I recently agreed to buy a car from a second hand seller, we made a sales contract and I paid a good sum ahead.
Five days later after the person tells me she doesnt want to sell it anymore and has 14 days to change her mind.
Mind you this is not business to person or otherway around.
I am convinced she has to either sell me the car or pay the double of the advance payment I made.
She says she has 14 days to change her mind, even though we made the contract.
Can I get some opinions? Or if anyone has acces to the european law, see if there is a law that states a non-commercial transaction has a 14 day period to change your mind.
I live in Belgium, we have article 1590 and 1583 that says:
1583 once a contract is made it is final, only option is to sell
OR 1590: if an advance payment is made, double has to be return to buyer if seller cancels contract.
You have 14 days to change your mind only if youre the buyer and this works only if bought the good without a contract and based on your country consumer protection policy(which I suppose says 14 or 30 days ).Otherwise both parties should follow the contract articles if the contract was signed.
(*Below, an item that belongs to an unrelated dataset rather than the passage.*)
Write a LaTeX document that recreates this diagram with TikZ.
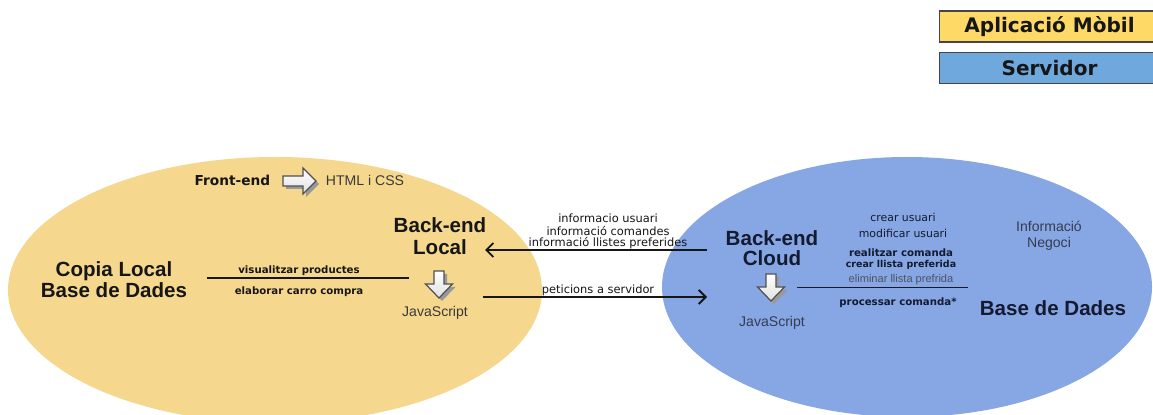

However, there is also a chance that one of you failed to meet the conditions of the contract and in this case both parties have to agree on something or the deal has to be judged on official level.
If both parties signed the contract, seller should be obligated to 1583 & 1590. AS far as I know, the 14-day period does not hold up unless mentioned in the contract that was signed.
minion: 2019-yes
minion+: 2020-2022
inactive as shit sorry boys
Also the 14 days only counts for business-to-person commerce, not from person to person. I got my double advance payment today. Thanks for the replies guys, just so you also know in the future: from person to person, if you pay an advance + sign a contract and cancel, you lose your advance.
If you as a seller cancel you pay double the advance.
Without valid reason ofcourse. Having a valid reason would probably bypass this law.